Tourists first came by steamship and rail.  But it was the advent of the automobile and building of roads, particularly the Lake Superior International Highway (the North Shore Drive), dedicated in 1925, and the Gunflint Trial, built during the 1920’s, that opened what came to be called the Arrowhead Region.  The region’s civic leaders, quick to take advantage  of this new opportunity, organized the Arrowhead Association in 1924 to promote the area’s recreational opportunities.  Thanks in part to the organization’s efforts, the North Shore Drive soon came to be known as one of the nation’s most scenic highways.  Americans, infatuated with the freedom and adventure of automobile travel, came in large numbers.  In 1938, an estimated 1,000,000 tourists visited Split Rock Lighthouse, and in 1940, the U.S. Coast Guard declared it to be “probably the most visited lighthouse in the United States.”
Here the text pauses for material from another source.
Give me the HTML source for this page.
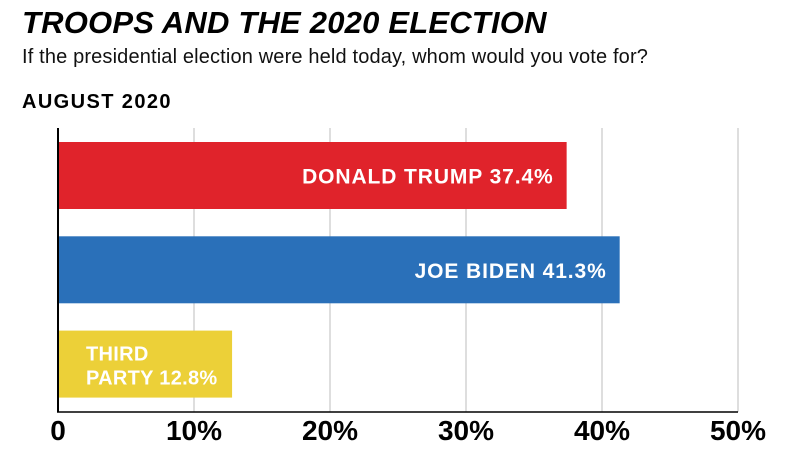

Numerous resorts were developed during the 1920’s to accommodate the over-increasing number of tourists.  The State of Minnesota acquired several scenic areas along the North Shore for parks: Gooseberry Falls in 1933, Cascade River in 1934, and Temperance River in 1936.  In 1926 the federal government moved to preserve the pristine lakes and forests of the boundary region as a wilderness canoe county.

This region remains a favorite destination for travelers from all over the world who heed the captivating call of the Arrowhead Region.